Bunlara benzer örnekleri çoğaltmamız mümkün elbette ama bunların pek çoğunu fark edebilmemiz için mutlaka bir şeylerin sebep olması, bize bir şekilde hatırlatılması gerekiyor. Oysaki… kendiliğinden fark edebildiğimiz, şükür edebildiğimiz ölçüde mutluluk kıvılcımları daha bir etkili olacak, denizin mavi serinliklerinin ruhumuzu dinlendirmesi gibi daha bir sarıp sarmalayacak dört bir yanımızı.

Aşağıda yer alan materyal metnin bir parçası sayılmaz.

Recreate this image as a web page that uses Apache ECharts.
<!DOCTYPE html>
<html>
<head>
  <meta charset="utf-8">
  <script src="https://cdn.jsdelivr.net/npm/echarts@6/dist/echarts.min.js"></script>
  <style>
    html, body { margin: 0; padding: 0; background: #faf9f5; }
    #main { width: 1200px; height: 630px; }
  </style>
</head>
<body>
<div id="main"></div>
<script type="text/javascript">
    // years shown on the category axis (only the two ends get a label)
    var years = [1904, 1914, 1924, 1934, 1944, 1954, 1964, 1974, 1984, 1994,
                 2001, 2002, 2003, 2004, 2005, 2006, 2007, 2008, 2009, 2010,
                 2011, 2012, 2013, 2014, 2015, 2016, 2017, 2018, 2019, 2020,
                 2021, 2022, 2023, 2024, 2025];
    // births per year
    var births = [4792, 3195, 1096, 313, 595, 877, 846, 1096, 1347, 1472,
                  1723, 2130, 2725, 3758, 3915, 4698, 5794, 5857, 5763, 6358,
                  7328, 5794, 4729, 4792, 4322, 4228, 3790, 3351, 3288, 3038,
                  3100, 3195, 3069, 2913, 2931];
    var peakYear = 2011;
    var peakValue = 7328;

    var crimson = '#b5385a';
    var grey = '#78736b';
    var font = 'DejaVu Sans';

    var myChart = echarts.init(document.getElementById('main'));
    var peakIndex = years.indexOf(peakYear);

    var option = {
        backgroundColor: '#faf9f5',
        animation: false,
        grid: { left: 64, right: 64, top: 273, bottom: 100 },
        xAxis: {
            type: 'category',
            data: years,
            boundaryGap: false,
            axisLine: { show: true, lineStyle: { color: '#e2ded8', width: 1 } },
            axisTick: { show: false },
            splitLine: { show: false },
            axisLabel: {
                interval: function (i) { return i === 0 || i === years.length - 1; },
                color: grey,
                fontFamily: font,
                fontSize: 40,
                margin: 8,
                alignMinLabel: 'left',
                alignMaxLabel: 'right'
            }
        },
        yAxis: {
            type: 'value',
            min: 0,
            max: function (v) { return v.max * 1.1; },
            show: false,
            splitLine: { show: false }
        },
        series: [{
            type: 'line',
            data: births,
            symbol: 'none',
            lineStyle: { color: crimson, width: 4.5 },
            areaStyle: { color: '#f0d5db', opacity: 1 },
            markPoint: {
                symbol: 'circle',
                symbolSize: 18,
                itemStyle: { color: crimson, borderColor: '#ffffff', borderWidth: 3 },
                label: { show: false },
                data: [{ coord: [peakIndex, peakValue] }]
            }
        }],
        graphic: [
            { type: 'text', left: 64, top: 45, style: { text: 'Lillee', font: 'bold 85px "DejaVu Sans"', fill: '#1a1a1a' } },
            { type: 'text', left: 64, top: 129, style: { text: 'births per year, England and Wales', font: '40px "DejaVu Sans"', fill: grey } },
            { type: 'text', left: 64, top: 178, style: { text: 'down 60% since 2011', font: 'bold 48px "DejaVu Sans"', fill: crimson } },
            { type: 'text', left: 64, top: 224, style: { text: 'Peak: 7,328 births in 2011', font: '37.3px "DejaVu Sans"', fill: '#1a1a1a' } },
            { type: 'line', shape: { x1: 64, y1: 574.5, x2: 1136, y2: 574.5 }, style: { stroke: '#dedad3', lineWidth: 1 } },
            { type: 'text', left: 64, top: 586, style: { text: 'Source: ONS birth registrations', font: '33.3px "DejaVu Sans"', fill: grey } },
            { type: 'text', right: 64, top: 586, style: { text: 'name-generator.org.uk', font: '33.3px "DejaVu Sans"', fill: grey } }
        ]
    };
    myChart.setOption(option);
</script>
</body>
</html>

işim gereği dünyanın dört bir yanını gezme fırsatım oluyor ama kalitesiz bir ülke demek yerine kalitesiz insanların olduğu bir ülke demek daha doğru olur. bunun için de yapacak bir şey yok maalesef. örneğin; japonya'ya gidiyorum ve 2 gün kalıyorum. insanlar saygıdan artık ayaklarıma kapanacak. kasiyeridir, otel görevlileridir vs. herkes yaya geçidine geldiğinde kimse yoksa bile muhakkak durur vs.. örnekleri çoğaltmak mümkün. fakat bizim ülkemiz de böyle. yeri geliyor bende isyan ediyorum fakat gittiğim diğer ülkeler geliyor aklıma. ya kenya'da doğsa idim ? veya kırgızistan ? veya suriye ? vs. vs. o zaman da diyorum ki neyse buna da şükür...

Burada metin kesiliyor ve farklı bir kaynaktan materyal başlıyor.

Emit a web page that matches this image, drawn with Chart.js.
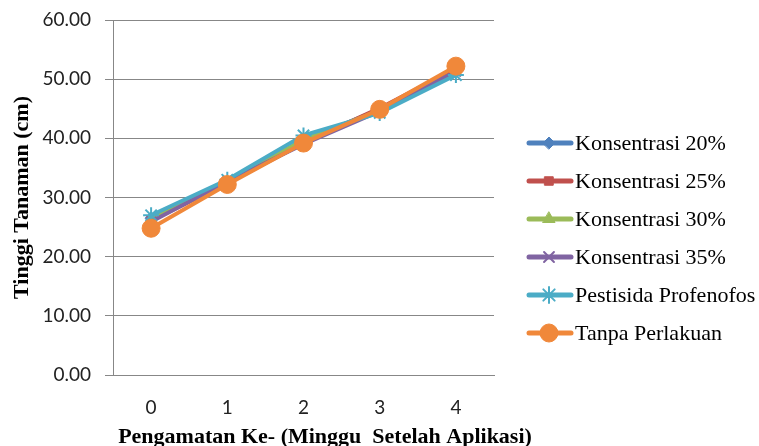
<!DOCTYPE html>
<html>
<head>
<meta charset="utf-8">
<script src="https://cdn.jsdelivr.net/npm/chart.js@4.4.1/dist/chart.umd.min.js"></script>
<style>
  html, body { margin: 0; padding: 0; background: #ffffff; }
  #wrap { width: 759px; height: 446px; position: relative; }
</style>
</head>
<body>
<div id="wrap"><canvas id="c" width="759" height="446"></canvas></div>
<script>
// Week after application
const weeks = ['0', '1', '2', '3', '4'];

// Plant height (cm) per treatment
const konsentrasi20 = [26.5, 32.6, 39.6, 44.9, 51.5];
const konsentrasi25 = [26.1, 32.4, 39.2, 45.1, 51.8];
const konsentrasi30 = [26.3, 32.5, 39.8, 44.7, 51.2];
const konsentrasi35 = [25.9, 32.7, 39.0, 44.6, 51.3];
const profenofos    = [27.0, 33.0, 40.5, 44.3, 50.7];
const tanpaPerlakuan = [24.8, 32.2, 39.2, 44.9, 52.2];

const seriesNames = ['Konsentrasi 20%', 'Konsentrasi 25%', 'Konsentrasi 30%',
                     'Konsentrasi 35%', 'Pestisida Profenofos', 'Tanpa Perlakuan'];
const yTicks = [0, 10, 20, 30, 40, 50, 60];

const colors  = ['#4F81BD', '#C0504D', '#9BBB59', '#8064A2', '#4BACC6', '#F0883A'];
const markers = ['rectRot', 'rect', 'triangle', 'crossRot', 'star', 'circle'];
const radii   = [6, 6, 7, 7, 8, 9];
const values  = [konsentrasi20, konsentrasi25, konsentrasi30, konsentrasi35, profenofos, tanpaPerlakuan];

const datasets = values.map((v, i) => ({
  label: seriesNames[i],
  data: v,
  borderColor: colors[i],
  backgroundColor: colors[i],
  pointBackgroundColor: colors[i],
  pointBorderColor: colors[i],
  pointStyle: markers[i],
  pointRadius: radii[i],
  pointBorderWidth: (markers[i] === 'crossRot' || markers[i] === 'star') ? 2 : 1,
  borderWidth: 4,
  tension: 0,
  order: 6 - i
}));

// Legend on the right: line sample with marker, then the series name
const sideLegend = {
  id: 'sideLegend',
  afterDraw(chart) {
    const ctx = chart.ctx;
    ctx.save();
    datasets.forEach((d, i) => {
      const y = 143 + i * 38;
      ctx.strokeStyle = d.borderColor;
      ctx.lineWidth = 5;
      ctx.lineCap = 'round';
      ctx.beginPath();
      ctx.moveTo(529, y);
      ctx.lineTo(571, y);
      ctx.stroke();
      ctx.fillStyle = d.backgroundColor;
      ctx.strokeStyle = d.borderColor;
      ctx.lineWidth = d.pointBorderWidth;
      Chart.helpers.drawPoint(ctx, { pointStyle: d.pointStyle, radius: d.pointRadius, rotation: 0, borderWidth: d.pointBorderWidth }, 549, y);
      ctx.fillStyle = '#000000';
      ctx.font = '22px "Liberation Serif"';
      ctx.textBaseline = 'middle';
      ctx.textAlign = 'left';
      ctx.fillText(d.label, 575, y + 1);
    });
    // horizontal axis title
    ctx.font = 'bold 22px "Liberation Serif"';
    ctx.textAlign = 'center';
    ctx.textBaseline = 'middle';
    ctx.fillStyle = '#000000';
    ctx.fillText('Pengamatan Ke- (Minggu  Setelah Aplikasi)', 325, 437);
    ctx.restore();
  }
};

new Chart(document.getElementById('c'), {
  type: 'line',
  data: { labels: weeks, datasets },
  options: {
    responsive: false,
    animation: false,
    layout: { padding: { top: 20, right: 265, bottom: 0, left: 0 } },
    plugins: { legend: { display: false }, tooltip: { enabled: false } },
    scales: {
      x: {
        offset: true,
        grid: { display: false, drawTicks: false },
        border: { color: '#878787', width: 1 },
        ticks: { color: '#222222', font: { family: 'Lato', size: 19 }, padding: 21 },
        afterFit(s) { s.height = 71; }
      },
      y: {
        min: 0, max: 60,
        afterBuildTicks(s) { s.ticks = yTicks.map(v => ({ value: v })); },
        grid: { color: '#878787', lineWidth: 1, tickLength: 8 },
        border: { color: '#878787', width: 1 },
        ticks: {
          color: '#222222',
          font: { family: 'Lato', size: 19 },
          padding: 14,
          callback: v => v.toFixed(2)
        },
        title: {
          display: true,
          text: 'Tinggi Tanaman (cm)',
          color: '#000000',
          font: { family: 'Liberation Serif', size: 22, weight: 'bold' },
          padding: { top: 9, bottom: 0 }
        },
        afterFit(s) { s.width = 113; s.paddingTop = 0; s.paddingBottom = 0; }
      }
    }
  },
  plugins: [sideLegend]
});
</script>
</body>
</html>
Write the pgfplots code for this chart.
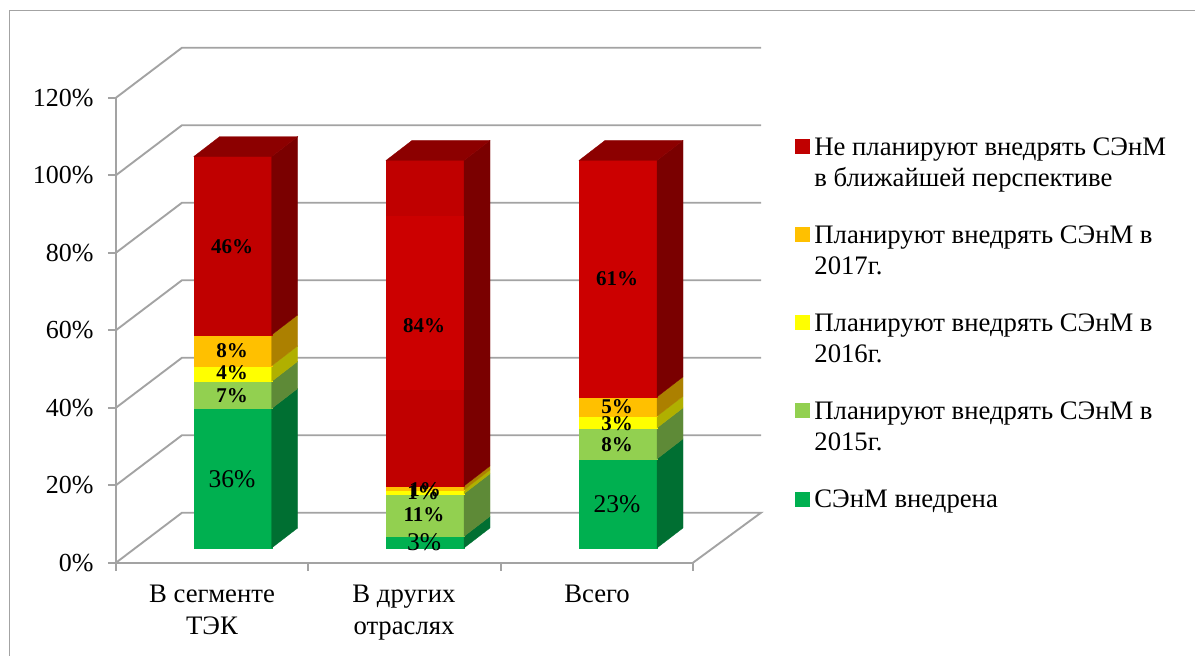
\documentclass[border=0pt]{standalone}
\usepackage{pgfplots}
\pgfplotsset{compat=1.18}
\usepackage{fontspec}
\setmainfont{Liberation Serif}
\definecolor{gridc}{HTML}{A3A3A3}
\definecolor{gr}{HTML}{00B050}\definecolor{grs}{HTML}{006F32}
\definecolor{lg}{HTML}{92D050}\definecolor{lgs}{HTML}{5E8A37}
\definecolor{ye}{HTML}{FFFF00}\definecolor{yes}{HTML}{B0B000}
\definecolor{or}{HTML}{FFC000}\definecolor{ors}{HTML}{AC8000}
\definecolor{re}{HTML}{C00000}\definecolor{res}{HTML}{7A0000}\definecolor{ret}{HTML}{8C0000}
\definecolor{re2}{HTML}{CC0000}
% one slab of a bar: x-left, cumulative start, value, front colour, side colour
\newcommand\seg[5]{%
  \pgfmathsetmacro\ya{#2+3.8}%
  \pgfmathsetmacro\yb{#2+#3+3.8}%
  \pgfmathsetmacro\yc{#2+3.8+5.16}%
  \pgfmathsetmacro\yd{#2+#3+3.8+5.16}%
  \pgfmathsetmacro\xa{#1+78}%
  \pgfmathsetmacro\xb{#1+104}%
  \addplot[forget plot,fill=#4,draw=#4,line width=0.3pt] coordinates {(#1,\ya)(\xa,\ya)(\xa,\yb)(#1,\yb)} --cycle;
  \addplot[forget plot,fill=#5,draw=#5,line width=0.3pt] coordinates {(\xa,\ya)(\xb,\yc)(\xb,\yd)(\xa,\yb)} --cycle;
}
\newcommand\stackbar[7]{% x-left, five values, front red
  \seg{#1}{0}{#2}{gr}{grs}%
  \pgfmathsetmacro\sa{#2}\seg{#1}{\sa}{#3}{lg}{lgs}%
  \pgfmathsetmacro\sa{#2+#3}\seg{#1}{\sa}{#4}{ye}{yes}%
  \pgfmathsetmacro\sa{#2+#3+#4}\seg{#1}{\sa}{#5}{or}{ors}%
  \pgfmathsetmacro\sa{#2+#3+#4+#5}\seg{#1}{\sa}{#6}{#7}{res}%
  \pgfmathsetmacro\ye{#2+#3+#4+#5+#6+3.8}%
  \pgfmathsetmacro\yf{\ye+5.16}%
  \pgfmathsetmacro\xa{#1+78}\pgfmathsetmacro\xb{#1+104}\pgfmathsetmacro\xc{#1+26}%
  \addplot[forget plot,fill=ret,draw=ret,line width=0.3pt] coordinates {(#1,\ye)(\xa,\ye)(\xb,\yf)(\xc,\yf)} --cycle;
}
\newcommand\wall[2]{\addplot[forget plot,gridc,line width=1.9pt] coordinates {(116,#1)(182,#2)(761,#2)};}
\newcommand\lw[1]{\parbox[t]{372pt}{\raggedright #1}}
\newcommand\key[1]{\addlegendimage{legend image code/.code={\fill[#1] (0pt,2pt) rectangle (14pt,16pt);}}}
\begin{document}
\begin{tikzpicture}[x=1pt,y=1pt]
\path[use as bounding box] (0,0) rectangle (1195,656);
\draw[gridc,line width=1.9pt] (9.5,0) -- (9.5,645.5) -- (1195,645.5);
\begin{axis}[
  at={(116pt,93.3pt)},anchor=south west,
  scale only axis,width=577pt,height=465pt,
  xmin=116,xmax=693,ymin=0,ymax=120,
  clip=false,
  axis x line*=bottom,axis y line*=left,
  axis line style={gridc,line width=1.9pt,-},
  every tick/.style={gridc,line width=1.9pt},
  tick align=outside,major tick length=8pt,
  ytick={0,20,40,60,80,100,120},
  yticklabel={\pgfmathprintnumber{\tick}\%},
  /pgf/number format/assume math mode=true,
  y tick label style={font=\fontsize{26}{30}\selectfont},
  yticklabel style={xshift=-11pt},
  xtick={116,308.3,500.6,693},xticklabels={,,,},
  extra x ticks={212,404,597},
  extra x tick labels={{В сегменте\\ТЭК},{В других\\отраслях},{Всего}},
  extra x tick style={major tick length=0pt,
    tick label style={font=\fontsize{26.7}{31.3}\selectfont,align=center,yshift=-19pt,anchor=north}},
  legend style={at={(axis cs:795,109.75)},anchor=north west,draw=none,fill=none,
    inner sep=0pt,outer sep=0pt,row sep=69pt,
    /tikz/column 1/.style={column sep=5pt},
    font=\fontsize{26.7}{31}\selectfont,
    nodes={inner sep=0pt,outer sep=0pt,anchor=base west}},
  legend cell align=left,
]
\wall{120}{132.9}\wall{100}{112.9}\wall{80}{92.9}\wall{60}{72.9}\wall{40}{52.9}\wall{20}{32.9}
\addplot[forget plot,gridc,line width=1.9pt] coordinates {(116,0)(182,12.9)(761,12.9)(693,0)};
\stackbar{193.7}{36}{7}{4}{8}{46}{re}
\stackbar{386}{3}{11}{1}{1}{84}{re}
\stackbar{579}{23}{8}{3}{5}{61}{re2}
\addplot[forget plot,fill=re2,draw=none] coordinates {(386,44.6)(464,44.6)(464,89.4)(386,89.4)} --cycle;
\key{re}\addlegendentry{\lw{Не планируют внедрять СЭнМ\\в ближайшей перспективе}}
\key{or}\addlegendentry{\lw{Планируют внедрять СЭнМ в\\2017г.}}
\key{ye}\addlegendentry{\lw{Планируют внедрять СЭнМ в\\2016г.}}
\key{lg}\addlegendentry{\lw{Планируют внедрять СЭнМ в\\2015г.}}
\key{gr}\addlegendentry{\lw{СЭнМ внедрена}}
\tikzset{bl/.style={font=\fontsize{21}{24}\selectfont\bfseries,inner sep=0pt},
         rg/.style={font=\fontsize{25.5}{28}\selectfont,inner sep=0pt}}
\node[bl] at (axis cs:232,81.5) {46\%};
\node[bl] at (axis cs:232,54.6) {8\%};
\node[bl] at (axis cs:232,49) {4\%};
\node[bl] at (axis cs:232,43) {7\%};
\node[rg] at (axis cs:232,21.6) {36\%};
\node[bl] at (axis cs:424,61.3) {84\%};
\node[bl] at (axis cs:423,18.1) {1\%};
\node[bl] at (axis cs:425,18.9) {1\%};
\node[bl] at (axis cs:424,12.3) {11\%};
\node[rg] at (axis cs:424,5.3) {3\%};
\node[bl] at (axis cs:617,73.2) {61\%};
\node[bl] at (axis cs:617,40.2) {5\%};
\node[bl] at (axis cs:617,35.8) {3\%};
\node[bl] at (axis cs:617,30.4) {8\%};
\node[rg] at (axis cs:617,15.1) {23\%};
\end{axis}
\end{tikzpicture}
\end{document}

artık yazmayı bırakmam gerekli karnım acıktı. hadi eyvallah...
Sağlık veya yiyecek ekmeğin olması bambaşka konular. İhtiyaçlar hiyerarşisinde bunlar temel basamaklar zaten. Ancak sadece bunlarla mutlu olabilmek, ölmek için yaşamak anlamına gelmiyor mu? Çok polyannacı bir bakış gibi geldi bana.
İyi insan olmak, daha doğrusu başkalarına çıkarsızca yardım eli uzatmak, evet bu gerçekten çok güzel bir şey. Ama bir sorum var, aç olan bir kediye süt verdiğinizi düşünün. Mutlu oldunuz. Ya sonra? Ya kediyi alıp beslemeniz gerekiyor, ya da bundan sonra ne olacak diye kederlenmeniz.
Dünya adaletsiz ve kokuşmuş bir yer. Ben de pek inançlı biri sayılmam ama, birkaç sene önce duyduğum bir laf hep geliyor aklıma. Bu kadar sıkıntı var olduğundan, belki de bu dünya başka bir dünyanın cehennemidir.